>> Start Dataset excerpts

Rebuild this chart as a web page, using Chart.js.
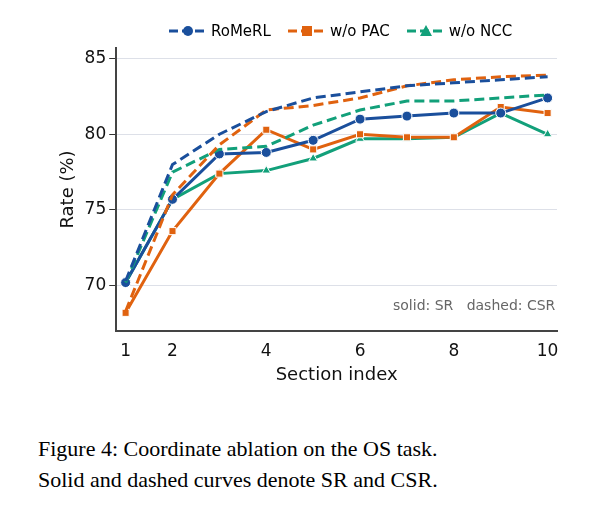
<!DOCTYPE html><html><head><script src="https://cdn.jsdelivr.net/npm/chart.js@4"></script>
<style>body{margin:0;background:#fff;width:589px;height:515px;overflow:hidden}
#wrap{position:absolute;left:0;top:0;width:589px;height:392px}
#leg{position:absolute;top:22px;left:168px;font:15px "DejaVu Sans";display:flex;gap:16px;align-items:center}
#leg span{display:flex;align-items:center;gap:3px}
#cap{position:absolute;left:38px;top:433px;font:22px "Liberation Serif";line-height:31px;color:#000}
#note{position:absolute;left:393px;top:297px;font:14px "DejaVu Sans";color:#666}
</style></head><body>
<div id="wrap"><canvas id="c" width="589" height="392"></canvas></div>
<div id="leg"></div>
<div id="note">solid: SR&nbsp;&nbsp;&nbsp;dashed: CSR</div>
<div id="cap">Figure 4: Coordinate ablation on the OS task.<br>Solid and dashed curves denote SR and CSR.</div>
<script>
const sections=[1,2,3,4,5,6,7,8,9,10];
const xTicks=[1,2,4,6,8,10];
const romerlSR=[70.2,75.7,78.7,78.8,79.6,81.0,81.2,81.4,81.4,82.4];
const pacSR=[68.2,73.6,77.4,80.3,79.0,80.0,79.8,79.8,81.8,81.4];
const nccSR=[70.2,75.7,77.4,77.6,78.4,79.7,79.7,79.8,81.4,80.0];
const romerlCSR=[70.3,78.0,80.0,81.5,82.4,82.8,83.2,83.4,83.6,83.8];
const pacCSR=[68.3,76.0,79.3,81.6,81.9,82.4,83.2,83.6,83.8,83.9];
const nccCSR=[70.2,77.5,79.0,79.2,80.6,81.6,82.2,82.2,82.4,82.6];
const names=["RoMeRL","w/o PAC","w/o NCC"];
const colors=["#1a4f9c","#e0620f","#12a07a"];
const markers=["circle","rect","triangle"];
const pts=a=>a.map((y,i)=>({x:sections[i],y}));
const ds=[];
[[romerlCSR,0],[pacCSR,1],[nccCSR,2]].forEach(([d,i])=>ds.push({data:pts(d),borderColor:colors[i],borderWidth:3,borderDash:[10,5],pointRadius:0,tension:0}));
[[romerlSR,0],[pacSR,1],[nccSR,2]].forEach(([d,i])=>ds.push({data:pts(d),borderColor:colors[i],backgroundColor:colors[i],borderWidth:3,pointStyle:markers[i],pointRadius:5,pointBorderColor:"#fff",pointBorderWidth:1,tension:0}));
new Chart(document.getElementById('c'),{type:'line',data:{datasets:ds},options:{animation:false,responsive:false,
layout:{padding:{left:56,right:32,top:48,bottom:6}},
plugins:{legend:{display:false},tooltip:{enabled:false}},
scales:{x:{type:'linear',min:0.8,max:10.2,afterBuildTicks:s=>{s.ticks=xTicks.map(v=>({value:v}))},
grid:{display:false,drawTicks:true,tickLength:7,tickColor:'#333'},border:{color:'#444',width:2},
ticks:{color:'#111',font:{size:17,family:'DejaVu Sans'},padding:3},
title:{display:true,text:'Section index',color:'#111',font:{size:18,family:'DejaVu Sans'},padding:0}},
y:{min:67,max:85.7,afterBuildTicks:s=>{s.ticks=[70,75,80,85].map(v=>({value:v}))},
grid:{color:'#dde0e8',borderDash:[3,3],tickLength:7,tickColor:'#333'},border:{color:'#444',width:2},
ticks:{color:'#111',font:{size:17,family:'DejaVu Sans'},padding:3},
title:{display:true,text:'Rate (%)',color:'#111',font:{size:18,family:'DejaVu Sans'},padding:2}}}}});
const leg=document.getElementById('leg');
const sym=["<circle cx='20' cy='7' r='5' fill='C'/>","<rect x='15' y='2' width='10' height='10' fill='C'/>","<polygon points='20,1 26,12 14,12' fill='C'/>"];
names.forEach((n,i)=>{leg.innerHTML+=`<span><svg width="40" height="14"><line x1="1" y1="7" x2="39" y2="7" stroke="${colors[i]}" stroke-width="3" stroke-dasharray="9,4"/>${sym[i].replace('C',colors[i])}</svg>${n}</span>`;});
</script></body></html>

>> End Dataset excerpts
>> Start Dataset excerpts

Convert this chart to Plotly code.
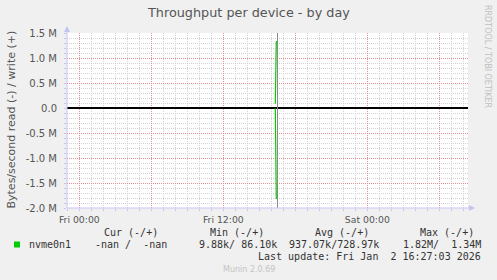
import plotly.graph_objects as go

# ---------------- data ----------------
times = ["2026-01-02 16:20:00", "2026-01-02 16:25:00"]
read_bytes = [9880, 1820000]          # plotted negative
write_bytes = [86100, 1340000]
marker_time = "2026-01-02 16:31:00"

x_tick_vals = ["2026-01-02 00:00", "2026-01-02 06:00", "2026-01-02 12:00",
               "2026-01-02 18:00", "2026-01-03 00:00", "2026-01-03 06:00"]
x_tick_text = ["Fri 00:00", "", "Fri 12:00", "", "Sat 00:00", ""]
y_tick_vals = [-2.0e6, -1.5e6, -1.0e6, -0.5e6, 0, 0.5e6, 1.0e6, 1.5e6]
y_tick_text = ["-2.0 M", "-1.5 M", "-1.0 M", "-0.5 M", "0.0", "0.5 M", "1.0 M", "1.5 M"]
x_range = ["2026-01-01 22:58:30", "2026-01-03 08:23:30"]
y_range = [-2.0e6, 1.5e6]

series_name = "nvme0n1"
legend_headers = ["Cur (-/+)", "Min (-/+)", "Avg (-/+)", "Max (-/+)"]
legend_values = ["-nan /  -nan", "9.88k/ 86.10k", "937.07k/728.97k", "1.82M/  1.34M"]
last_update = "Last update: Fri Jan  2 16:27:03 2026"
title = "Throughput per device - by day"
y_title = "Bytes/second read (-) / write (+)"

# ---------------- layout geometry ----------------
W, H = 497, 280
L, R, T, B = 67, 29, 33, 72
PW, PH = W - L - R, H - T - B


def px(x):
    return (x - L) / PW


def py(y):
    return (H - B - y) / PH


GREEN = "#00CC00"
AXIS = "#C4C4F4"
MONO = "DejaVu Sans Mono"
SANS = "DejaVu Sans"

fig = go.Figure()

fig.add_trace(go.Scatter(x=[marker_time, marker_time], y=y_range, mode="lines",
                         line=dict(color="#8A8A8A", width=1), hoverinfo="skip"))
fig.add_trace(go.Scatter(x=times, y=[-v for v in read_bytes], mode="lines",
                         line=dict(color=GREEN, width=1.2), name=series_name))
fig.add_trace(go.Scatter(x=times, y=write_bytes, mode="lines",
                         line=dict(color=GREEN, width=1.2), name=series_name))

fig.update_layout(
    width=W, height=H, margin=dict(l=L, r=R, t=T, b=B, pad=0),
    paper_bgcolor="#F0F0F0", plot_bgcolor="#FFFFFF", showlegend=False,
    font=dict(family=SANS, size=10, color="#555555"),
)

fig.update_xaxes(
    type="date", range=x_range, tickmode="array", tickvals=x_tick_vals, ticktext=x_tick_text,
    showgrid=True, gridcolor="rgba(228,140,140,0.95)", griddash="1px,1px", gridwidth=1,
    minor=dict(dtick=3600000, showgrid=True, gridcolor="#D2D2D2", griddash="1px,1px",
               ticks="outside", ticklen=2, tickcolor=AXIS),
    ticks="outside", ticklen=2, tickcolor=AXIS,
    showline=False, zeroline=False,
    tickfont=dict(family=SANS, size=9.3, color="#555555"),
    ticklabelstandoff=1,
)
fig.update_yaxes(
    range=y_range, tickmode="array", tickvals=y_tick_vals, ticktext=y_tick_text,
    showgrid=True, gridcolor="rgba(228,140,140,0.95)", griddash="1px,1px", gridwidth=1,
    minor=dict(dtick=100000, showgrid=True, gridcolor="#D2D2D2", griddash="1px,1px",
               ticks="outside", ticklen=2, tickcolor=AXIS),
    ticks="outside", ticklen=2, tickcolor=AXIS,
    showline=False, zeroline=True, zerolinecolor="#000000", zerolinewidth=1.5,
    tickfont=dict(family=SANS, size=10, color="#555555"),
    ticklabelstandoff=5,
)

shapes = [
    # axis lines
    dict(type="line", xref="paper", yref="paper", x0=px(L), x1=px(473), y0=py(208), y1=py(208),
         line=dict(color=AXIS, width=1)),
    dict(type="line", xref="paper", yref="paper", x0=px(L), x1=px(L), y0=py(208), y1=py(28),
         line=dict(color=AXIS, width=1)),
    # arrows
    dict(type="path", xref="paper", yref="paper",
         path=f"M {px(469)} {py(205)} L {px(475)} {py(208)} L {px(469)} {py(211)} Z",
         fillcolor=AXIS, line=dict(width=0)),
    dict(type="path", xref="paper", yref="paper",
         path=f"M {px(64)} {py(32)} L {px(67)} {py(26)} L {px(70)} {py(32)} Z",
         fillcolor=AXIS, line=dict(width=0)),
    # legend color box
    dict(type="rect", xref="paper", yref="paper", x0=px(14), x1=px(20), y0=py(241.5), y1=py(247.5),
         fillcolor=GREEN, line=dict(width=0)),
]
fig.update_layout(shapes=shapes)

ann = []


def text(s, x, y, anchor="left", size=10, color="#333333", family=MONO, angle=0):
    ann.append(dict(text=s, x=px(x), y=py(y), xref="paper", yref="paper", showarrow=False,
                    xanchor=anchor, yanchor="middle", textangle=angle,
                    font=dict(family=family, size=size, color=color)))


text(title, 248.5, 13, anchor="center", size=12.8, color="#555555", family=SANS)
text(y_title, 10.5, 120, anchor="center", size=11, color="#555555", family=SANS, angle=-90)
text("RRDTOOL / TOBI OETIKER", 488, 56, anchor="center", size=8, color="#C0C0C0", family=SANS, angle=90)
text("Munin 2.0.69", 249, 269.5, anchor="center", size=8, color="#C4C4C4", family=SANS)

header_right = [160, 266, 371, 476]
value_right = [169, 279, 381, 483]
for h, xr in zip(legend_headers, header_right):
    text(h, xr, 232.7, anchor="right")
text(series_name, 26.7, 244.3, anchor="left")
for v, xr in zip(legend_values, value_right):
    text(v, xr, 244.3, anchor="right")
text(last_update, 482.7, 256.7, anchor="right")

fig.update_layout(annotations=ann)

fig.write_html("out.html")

>> End Dataset excerpts
>> Start Dataset excerpts

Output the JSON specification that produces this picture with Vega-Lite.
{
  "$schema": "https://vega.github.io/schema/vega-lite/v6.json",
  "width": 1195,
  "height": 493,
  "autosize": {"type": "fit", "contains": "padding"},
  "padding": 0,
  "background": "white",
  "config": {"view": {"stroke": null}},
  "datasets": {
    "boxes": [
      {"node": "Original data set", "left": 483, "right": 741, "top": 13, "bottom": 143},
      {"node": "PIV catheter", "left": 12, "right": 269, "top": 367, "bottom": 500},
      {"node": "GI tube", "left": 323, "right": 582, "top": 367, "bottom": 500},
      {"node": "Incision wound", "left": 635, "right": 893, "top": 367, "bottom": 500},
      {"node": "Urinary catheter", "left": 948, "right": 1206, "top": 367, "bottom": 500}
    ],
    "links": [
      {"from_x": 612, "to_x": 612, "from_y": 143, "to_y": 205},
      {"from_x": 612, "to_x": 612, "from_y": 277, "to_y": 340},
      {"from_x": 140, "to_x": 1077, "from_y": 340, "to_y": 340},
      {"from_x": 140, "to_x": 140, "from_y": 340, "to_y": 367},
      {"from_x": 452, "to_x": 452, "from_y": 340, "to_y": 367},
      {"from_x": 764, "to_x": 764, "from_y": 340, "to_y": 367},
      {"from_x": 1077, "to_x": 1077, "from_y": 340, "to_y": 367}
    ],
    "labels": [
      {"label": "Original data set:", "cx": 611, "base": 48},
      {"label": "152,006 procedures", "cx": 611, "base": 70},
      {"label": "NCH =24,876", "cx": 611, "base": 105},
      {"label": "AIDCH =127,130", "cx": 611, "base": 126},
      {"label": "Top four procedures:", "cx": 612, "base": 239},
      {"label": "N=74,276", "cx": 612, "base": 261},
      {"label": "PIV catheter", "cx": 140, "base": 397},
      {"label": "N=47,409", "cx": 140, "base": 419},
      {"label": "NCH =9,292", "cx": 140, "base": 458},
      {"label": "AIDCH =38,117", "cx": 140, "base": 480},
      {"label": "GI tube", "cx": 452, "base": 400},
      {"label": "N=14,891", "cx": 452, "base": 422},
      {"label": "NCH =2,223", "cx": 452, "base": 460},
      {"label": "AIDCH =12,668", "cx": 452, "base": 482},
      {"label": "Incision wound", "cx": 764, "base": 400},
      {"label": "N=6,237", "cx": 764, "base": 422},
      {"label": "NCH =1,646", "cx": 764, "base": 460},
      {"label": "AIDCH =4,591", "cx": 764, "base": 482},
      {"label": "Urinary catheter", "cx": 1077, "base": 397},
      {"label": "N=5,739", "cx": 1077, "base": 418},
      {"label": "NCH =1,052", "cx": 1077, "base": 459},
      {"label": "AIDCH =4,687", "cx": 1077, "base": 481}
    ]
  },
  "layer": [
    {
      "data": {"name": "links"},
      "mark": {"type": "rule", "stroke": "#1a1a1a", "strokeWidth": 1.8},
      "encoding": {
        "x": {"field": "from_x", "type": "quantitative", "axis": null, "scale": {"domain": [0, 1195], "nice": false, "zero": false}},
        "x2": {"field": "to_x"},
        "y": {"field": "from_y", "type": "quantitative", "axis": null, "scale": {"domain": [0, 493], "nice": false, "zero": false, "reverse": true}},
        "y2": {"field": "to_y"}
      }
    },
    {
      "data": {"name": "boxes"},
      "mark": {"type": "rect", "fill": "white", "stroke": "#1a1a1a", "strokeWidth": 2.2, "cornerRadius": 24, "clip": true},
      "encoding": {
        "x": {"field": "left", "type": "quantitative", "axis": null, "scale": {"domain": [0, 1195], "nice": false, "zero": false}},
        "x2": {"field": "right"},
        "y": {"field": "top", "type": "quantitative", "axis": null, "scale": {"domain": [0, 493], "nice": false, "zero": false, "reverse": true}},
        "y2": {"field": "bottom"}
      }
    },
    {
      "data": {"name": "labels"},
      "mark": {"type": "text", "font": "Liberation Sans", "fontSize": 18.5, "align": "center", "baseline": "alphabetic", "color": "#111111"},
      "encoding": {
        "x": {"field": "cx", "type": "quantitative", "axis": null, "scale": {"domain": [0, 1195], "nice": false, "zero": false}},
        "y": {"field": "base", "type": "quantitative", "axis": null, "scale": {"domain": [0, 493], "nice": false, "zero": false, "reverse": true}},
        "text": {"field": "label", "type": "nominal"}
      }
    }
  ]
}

>> End Dataset excerpts

Start at the line that contains "Convert this chart to Plotly code.", stop at the line that contains "y_range = [-2.0e6, 1.5e6]", and reproduce each line in that stretch exactly. Pictures are excluded.

Convert this chart to Plotly code.
import plotly.graph_objects as go

# ---------------- data ----------------
times = ["2026-01-02 16:20:00", "2026-01-02 16:25:00"]
read_bytes = [9880, 1820000]          # plotted negative
write_bytes = [86100, 1340000]
marker_time = "2026-01-02 16:31:00"

x_tick_vals = ["2026-01-02 00:00", "2026-01-02 06:00", "2026-01-02 12:00",
               "2026-01-02 18:00", "2026-01-03 00:00", "2026-01-03 06:00"]
x_tick_text = ["Fri 00:00", "", "Fri 12:00", "", "Sat 00:00", ""]
y_tick_vals = [-2.0e6, -1.5e6, -1.0e6, -0.5e6, 0, 0.5e6, 1.0e6, 1.5e6]
y_tick_text = ["-2.0 M", "-1.5 M", "-1.0 M", "-0.5 M", "0.0", "0.5 M", "1.0 M", "1.5 M"]
x_range = ["2026-01-01 22:58:30", "2026-01-03 08:23:30"]
y_range = [-2.0e6, 1.5e6]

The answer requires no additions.